Information provided –
----------

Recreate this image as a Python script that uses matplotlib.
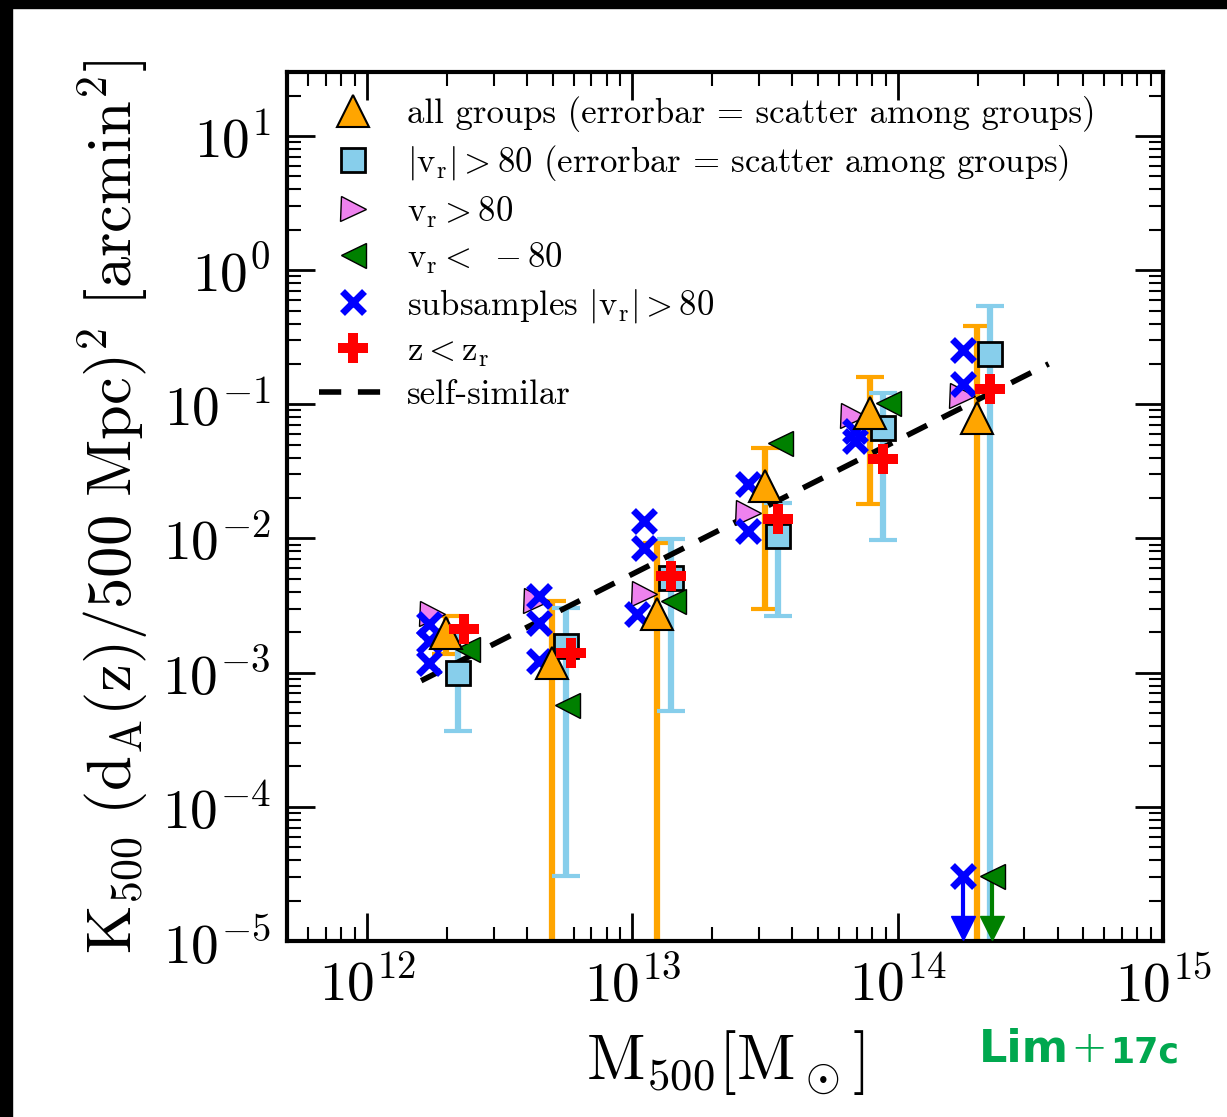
import numpy as np
import matplotlib
matplotlib.use('Agg')
import matplotlib.pyplot as plt
from matplotlib.lines import Line2D
from matplotlib.patches import Rectangle

plt.rcParams['font.family'] = 'serif'
plt.rcParams['font.serif'] = ['cmr10', 'DejaVu Serif']
plt.rcParams['mathtext.fontset'] = 'cm'
plt.rcParams['axes.formatter.use_mathtext'] = True

# all groups (orange triangles), errorbar = scatter among groups
m_all = [1.99e12, 4.99e12, 1.24e13, 3.15e13, 7.84e13, 1.99e14]
k_all = [1.98e-3, 1.17e-3, 2.75e-3, 2.45e-2, 8.57e-2, 7.87e-2]
k_all_hi = [2.65e-3, 3.43e-3, 9.27e-3, 4.71e-2, 0.161, 0.38]
k_all_lo = [1.38e-3, 1e-9, 1e-9, 2.99e-3, 1.81e-2, 1e-9]

# |vr| > 80 (light blue squares)
m_sq = [2.2e12, 5.64e12, 1.40e13, 3.53e13, 8.78e13, 2.22e14]
k_sq = [1.0e-3, 1.59e-3, 5.08e-3, 1.04e-2, 6.64e-2, 0.239]
k_sq_hi = [2.0e-3, 3.04e-3, 9.9e-3, 1.84e-2, 0.121, 0.536]
k_sq_lo = [3.7e-4, 3.04e-5, 5.2e-4, 2.65e-3, 9.75e-3, 1e-9]

# vr > 80
m_pos = [1.76e12, 4.34e12, 1.11e13, 2.72e13, 6.76e13, 1.74e14]
k_pos = [2.75e-3, 3.43e-3, 3.86e-3, 1.55e-2, 8.15e-2, 0.115]

# vr < -80
m_neg = [2.38e12, 5.69e12, 1.42e13, 3.59e13, 9.17e13]
k_neg = [1.51e-3, 5.69e-4, 3.43e-3, 5.13e-2, 0.102]
m_neg_ul = [2.26e14]
k_neg_ul = [3.04e-5]

# subsamples |vr| > 80
m_sub = [1.71e12, 1.71e12, 1.71e12, 4.46e12, 4.46e12, 4.46e12,
         1.11e13, 1.11e13, 1.04e13, 2.72e13, 2.72e13, 6.9e13, 6.9e13,
         1.76e14, 1.76e14]
k_sub = [2.31e-3, 1.73e-3, 1.17e-3, 3.73e-3, 2.36e-3, 1.23e-3,
         1.35e-2, 8.5e-3, 2.75e-3, 2.54e-2, 1.14e-2, 6.3e-2, 5.3e-2,
         0.256, 0.141]
m_sub_ul = [1.76e14]
k_sub_ul = [3.04e-5]

# z < zr
m_z = [2.32e12, 5.89e12, 1.40e13, 3.53e13, 8.78e13, 2.22e14]
k_z = [2.12e-3, 1.41e-3, 5.26e-3, 1.40e-2, 3.90e-2, 0.131]

# self-similar line
m_line = [1.6e12, 3.7e14]
k_line = [8.7e-4, 0.2]

fig = plt.figure(figsize=(12.27, 11.17), dpi=100)
ax = fig.add_axes([0.234, 0.1576, 0.714, 0.778])

err_all = [np.array(k_all) - np.array(k_all_lo), np.array(k_all_hi) - np.array(k_all)]
err_sq = [np.array(k_sq) - np.array(k_sq_lo), np.array(k_sq_hi) - np.array(k_sq)]
ax.errorbar(m_all, k_all, yerr=err_all, fmt='none', ecolor='orange', elinewidth=4.5,
            capsize=10, capthick=3, zorder=2)
ax.errorbar(m_sq, k_sq, yerr=err_sq, fmt='none', ecolor='skyblue', elinewidth=4.5,
            capsize=10, capthick=3, zorder=2)

ax.plot(m_line, k_line, 'k--', lw=4, dashes=(4, 3), zorder=3)

# upper limits
for xs, ys, c in [(m_sub_ul, k_sub_ul, 'b'), (m_neg_ul, k_neg_ul, 'green')]:
    for x, y in zip(xs, ys):
        ax.plot([x, x], [y, 1.3e-5], color=c, lw=3, zorder=4)
        ax.plot(x, 1.25e-5, marker='v', color=c, ms=17, zorder=4)

ax.plot(m_sq, k_sq, 's', color='skyblue', mec='k', mew=2, ms=17, zorder=5)
ax.plot(m_pos, k_pos, '>', color='violet', mec='k', mew=1, ms=18, zorder=5)
ax.plot(m_neg + m_neg_ul, k_neg + k_neg_ul, '<', color='green', mec='k', mew=1, ms=18, zorder=5)
ax.plot(m_sub + m_sub_ul, k_sub + k_sub_ul, 'x', color='b', mew=5, ms=16, zorder=6)
ax.plot(m_all, k_all, '^', color='orange', mec='k', mew=1.5, ms=23, zorder=6)
ax.plot(m_z, k_z, 'P', color='r', mew=0, ms=22, zorder=7)

handles = [
    Line2D([], [], ls='none', marker='^', color='orange', mec='k', mew=1.5, ms=23),
    Line2D([], [], ls='none', marker='s', color='skyblue', mec='k', mew=2, ms=17),
    Line2D([], [], ls='none', marker='>', color='violet', mec='k', mew=1, ms=18),
    Line2D([], [], ls='none', marker='<', color='green', mec='k', mew=1, ms=18),
    Line2D([], [], ls='none', marker='x', color='b', mew=5, ms=16),
    Line2D([], [], ls='none', marker='P', color='r', mew=0, ms=22),
    Line2D([], [], color='k', ls='--', lw=4, dashes=(4, 3)),
]
labels = [
    'all groups (errorbar = scatter among groups)',
    r'$|\mathrm{v_r}| > 80$ (errorbar = scatter among groups)',
    r'$\mathrm{v_r} > 80$',
    r'$\mathrm{v_r} <\ -80$',
    r'subsamples $|\mathrm{v_r}| > 80$',
    r'$\mathrm{z < z_r}$',
    'self-similar',
]
ax.legend(handles, labels, loc='upper left', frameon=False, fontsize=25,
          handlelength=2.0, handletextpad=0.55, labelspacing=0.32,
          borderaxespad=0.0, bbox_to_anchor=(0.02, 0.988))

ax.set_xscale('log')
ax.set_yscale('log')
ax.set_xlim(5e11, 1e15)
ax.set_ylim(1e-5, 30)

ax.tick_params(which='both', direction='in', top=True, right=True, labelsize=40, pad=12)
ax.tick_params(which='major', length=20, width=2)
ax.tick_params(which='minor', length=10, width=1.5)
for s in ax.spines.values():
    s.set_linewidth(3)

ax.set_xlabel(r'$\mathrm{M_{500} [M_\odot]}$', fontsize=46, labelpad=10)
ax.set_ylabel(r'$\mathrm{K_{500}\ (d_A(z)/500\ Mpc)^2\ [arcmin^2]}$', fontsize=45, labelpad=8)

# black frame strips at the top and left edges
fig.patches.append(Rectangle((0, 0.993), 1, 0.007, transform=fig.transFigure, color='k'))
fig.patches.append(Rectangle((0, 0), 0.0098, 1, transform=fig.transFigure, color='k'))

fig.text(0.798, 0.049, 'Lim', color='#00A84F', fontsize=32, fontweight='bold', family='DejaVu Sans')
fig.text(0.872, 0.049, '+', color='#00A84F', fontsize=32, fontweight='light', family='DejaVu Sans')
fig.text(0.905, 0.049, '17c', color='#00A84F', fontsize=25, fontweight='bold', family='DejaVu Sans')

fig.savefig('out.png', dpi=100)
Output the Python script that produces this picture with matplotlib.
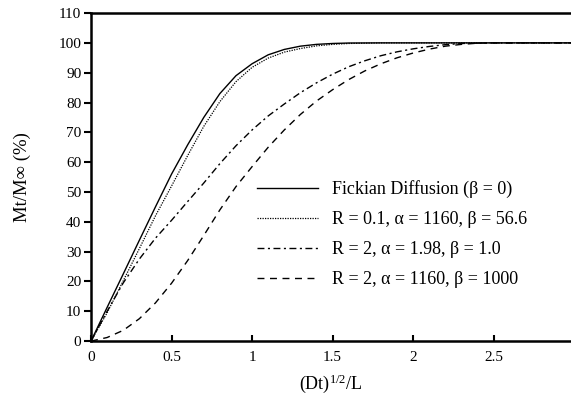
import matplotlib
matplotlib.use("Agg")
import matplotlib.pyplot as plt

plt.rcParams['font.family'] = ['Liberation Serif', 'DejaVu Serif']
plt.rcParams['mathtext.fontset'] = 'custom'
plt.rcParams['mathtext.rm'] = 'Liberation Serif'
plt.rcParams['mathtext.it'] = 'Liberation Serif'

# Data
fick_x = [0, 0.1, 0.2, 0.3, 0.4, 0.5, 0.6, 0.7, 0.8, 0.9, 1.0, 1.1, 1.2, 1.3, 1.4, 1.5, 1.6, 1.8, 2.0, 3.0]
fick_y = [0, 11.3, 22.5, 33.8, 45, 56, 65.8, 75, 83, 89, 93, 96, 97.8, 98.9, 99.5, 99.8, 99.95, 100, 100, 100]

r01_x = [0, 0.1, 0.2, 0.3, 0.4, 0.5, 0.6, 0.7, 0.8, 0.9, 1.0, 1.1, 1.2, 1.3, 1.4, 1.5, 1.6, 1.8, 2.0, 3.0]
r01_y = [0, 9.5, 20.2, 31, 42, 52, 62.2, 72, 80.3, 87, 91.8, 94.9, 96.9, 98.1, 99, 99.5, 99.8, 100, 100, 100]

r2a_x = [0, 0.1, 0.2, 0.3, 0.4, 0.5, 0.6, 0.7, 0.8, 0.9, 1.0, 1.1, 1.2, 1.3, 1.4, 1.5, 1.6, 1.7, 1.8, 1.9, 2.0, 2.1, 2.2, 2.3, 2.5, 3.0]
r2a_y = [0, 10, 19.5, 27.5, 34.5, 40.5, 46.8, 53, 59.5, 65.5, 70.8, 75.5, 79.5, 83.3, 86.6, 89.5, 92, 94, 95.7, 97, 98, 98.8, 99.4, 99.8, 100, 100]

r2b_x = [0, 0.1, 0.2, 0.3, 0.4, 0.5, 0.6, 0.7, 0.8, 0.9, 1.0, 1.1, 1.2, 1.3, 1.4, 1.5, 1.6, 1.7, 1.8, 1.9, 2.0, 2.1, 2.2, 2.3, 2.4, 2.5, 3.0]
r2b_y = [0, 1.2, 3.6, 7.5, 12.8, 19.4, 27, 35.4, 44, 51.8, 58.5, 65, 70.8, 76, 80.5, 84.3, 87.7, 90.6, 93, 95, 96.6, 97.9, 98.9, 99.5, 99.9, 100, 100]

labels = ["Fickian Diffusion (\u03b2 = 0)",
          "R = 0.1, \u03b1 = 1160, \u03b2 = 56.6",
          "R = 2, \u03b1 = 1.98, \u03b2 = 1.0",
          "R = 2, \u03b1 = 1160, \u03b2 = 1000"]

fig = plt.figure(figsize=(5.71, 4.08), dpi=100)
ax = fig.add_axes([0.1594, 0.164, 0.8406, 0.804])

ax.plot(fick_x, fick_y, color='black', lw=1.0, ls='-', label=labels[0])
ax.plot(r01_x, r01_y, color='black', lw=0.9, ls=(0, (1, 1)), label=labels[1])
ax.plot(r2a_x, r2a_y, color='black', lw=1.0, ls=(0, (5, 2.5, 1.5, 2.5)), label=labels[2])
ax.plot(r2b_x, r2b_y, color='black', lw=1.0, ls=(0, (5, 4)), label=labels[3])

ax.set_xlim(0, 2.98)
ax.set_ylim(0, 110)
ax.set_xticks([0, 0.5, 1, 1.5, 2, 2.5])
ax.set_xticklabels(['0', '0.5', '1', '1.5', '2', '2.5'])
ax.set_yticks(range(0, 111, 10))

for s in ['left', 'bottom', 'top']:
    ax.spines[s].set_linewidth(1.8)
ax.spines['right'].set_visible(False)

ax.tick_params(axis='y', direction='out', length=5, width=1.5, labelsize=11, pad=2)
ax.tick_params(axis='x', direction='in', length=4, width=1.5, labelsize=11, pad=7)

ax.set_ylabel("Mt/M\u221e (%)", fontsize=13.5, labelpad=20)
ax.set_xlabel("(Dt)$^{1/2}$/L", fontsize=13, labelpad=6)

leg = ax.legend(loc='upper left', bbox_to_anchor=(0.345, 0.49), frameon=False,
                borderpad=0, borderaxespad=0,
                fontsize=13, handlelength=3.4, handletextpad=0.8, labelspacing=0.72)

fig.savefig("out.png", dpi=100)
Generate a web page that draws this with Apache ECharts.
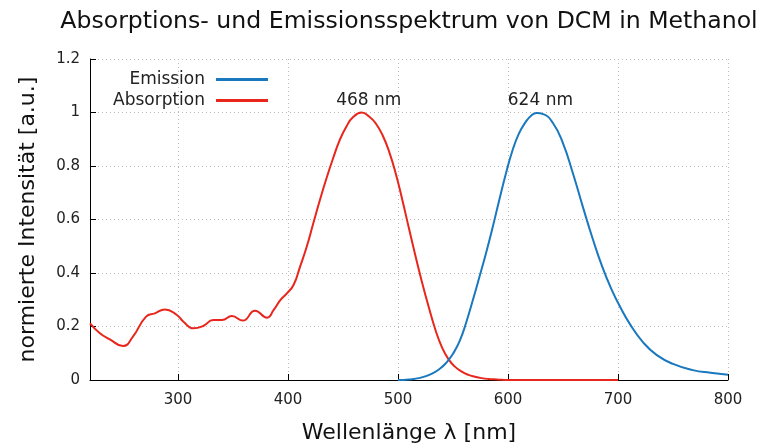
<!DOCTYPE html>
<html>
<head>
<meta charset="utf-8">
<script src="https://cdn.jsdelivr.net/npm/echarts@6/dist/echarts.min.js"></script>
<style>
html,body{margin:0;padding:0;background:#fff;}
#c{width:763px;height:446px;}
</style>
</head>
<body>
<div id="c"></div>
<script>
var titleText = 'Absorptions- und Emissionsspektrum von DCM in Methanol';
var xName = 'Wellenlänge λ [nm]';
var yName = 'normierte Intensität [a.u.]';
var xTicks = [300, 400, 500, 600, 700, 800];

var absX = [220,229,238,250,259,271,279,288,299,305,314,323,332,340,349,359,370,381,387,393,399,405,411,417,423,429,435,441,447,453,459,467,474,480,486,492,498,504,510,516,522,528,534,540,546,552,558,564,570,576,582,590,600,650,700];
var absY = [0.212,0.175,0.152,0.127,0.162,0.237,0.249,0.264,0.243,0.218,0.193,0.202,0.224,0.224,0.239,0.222,0.259,0.233,0.262,0.299,0.324,0.355,0.424,0.498,0.586,0.673,0.754,0.829,0.897,0.947,0.982,1.0,0.984,0.958,0.915,0.853,0.771,0.672,0.566,0.462,0.363,0.272,0.188,0.122,0.077,0.049,0.031,0.019,0.012,0.007,0.004,0.002,0,0,0];

var emX = [500,510,520,530,538,544,550,556,562,568,574,580,586,592,598,604,610,616,621,626,632,641,650,659,668,677,686,694,702,711,723,735,750,768,784,800];
var emY = [0,0.002,0.008,0.022,0.042,0.065,0.098,0.145,0.215,0.298,0.385,0.474,0.570,0.672,0.770,0.857,0.922,0.964,0.988,0.998,0.994,0.960,0.885,0.773,0.648,0.528,0.420,0.340,0.273,0.208,0.140,0.094,0.060,0.037,0.027,0.020];

var absPeak = [468, 1.0];
var emPeak = [624, 1.0];

function pairs(xs, ys) { return xs.map(function (x, i) { return [x, ys[i]]; }); }

var FONT = 'DejaVu Sans';
var chart = echarts.init(document.getElementById('c'), null, {renderer: 'canvas'});
var peakLabel = function (pt) {
  return {
    symbol: 'circle', symbolSize: 1, silent: true,
    itemStyle: {color: 'rgba(0,0,0,0)'},
    label: {show: true, position: 'top', distance: 3, offset: [6, 0], color: '#222', fontFamily: FONT, fontSize: 17,
      formatter: pt[0] + ' nm'},
    data: [{coord: pt}]
  };
};
chart.setOption({
  animation: false,
  backgroundColor: '#fff',
  title: {text: titleText, left: 404, textAlign: 'center', top: 5,
    textStyle: {fontFamily: FONT, fontSize: 23.6, fontWeight: 'normal', color: '#111'}},
  legend: {
    data: ['Emission', 'Absorption'], orient: 'vertical', left: 108, top: 66,
    align: 'right', icon: 'rect', itemWidth: 52, itemHeight: 3, itemGap: 4,
    textStyle: {fontFamily: FONT, fontSize: 17, color: '#222', width: 93, align: 'right', padding: [0, 6, 0, 0]}
  },
  grid: {left: 90, right: 35, top: 59, bottom: 66, containLabel: false, outerBoundsMode: 'none'},
  xAxis: {
    type: 'value', min: 220, max: 800,
    name: xName, nameLocation: 'middle', nameGap: 42,
    nameTextStyle: {fontFamily: FONT, fontSize: 22, color: '#111'},
    axisLine: {show: true, lineStyle: {color: '#000', width: 1}},
    axisTick: {show: true, inside: true, length: 6, customValues: xTicks, lineStyle: {color: '#000'}},
    axisLabel: {customValues: xTicks, fontFamily: FONT, fontSize: 15, color: '#222', margin: 13},
    splitLine: {show: true, lineStyle: {color: '#bbb', type: [1, 3], width: 1}}
  },
  yAxis: {
    type: 'value', min: 0, max: 1.2, interval: 0.2,
    name: yName, nameLocation: 'middle', nameGap: 51,
    nameTextStyle: {fontFamily: FONT, fontSize: 22, color: '#111'},
    axisLine: {show: true, lineStyle: {color: '#000', width: 1}},
    axisTick: {show: true, inside: true, length: 6, lineStyle: {color: '#000'}},
    axisLabel: {fontFamily: FONT, fontSize: 15, color: '#222', margin: 10},
    splitLine: {show: true, lineStyle: {color: '#bbb', type: [1, 3], width: 1}}
  },
  series: [
    {name: 'Emission', type: 'line', data: pairs(emX, emY), smooth: 0.5, symbol: 'none',
      color: '#1a78be', lineStyle: {width: 2, color: '#1a78be'}, markPoint: peakLabel(emPeak), z: 3},
    {name: 'Absorption', type: 'line', data: pairs(absX, absY), smooth: 0.5, symbol: 'none',
      color: '#e8261c', lineStyle: {width: 2, color: '#e8261c'}, markPoint: peakLabel(absPeak), z: 2}
  ]
});
</script>
</body>
</html>
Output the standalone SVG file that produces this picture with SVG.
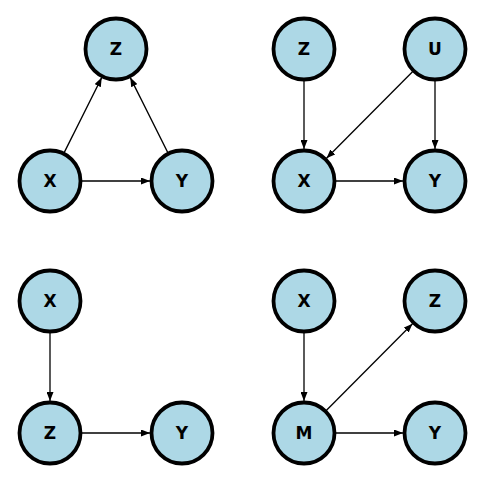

----------

Task prompt –
Find every line with "produces" in the listing and state how many there are, nothing else.

Full solution –
2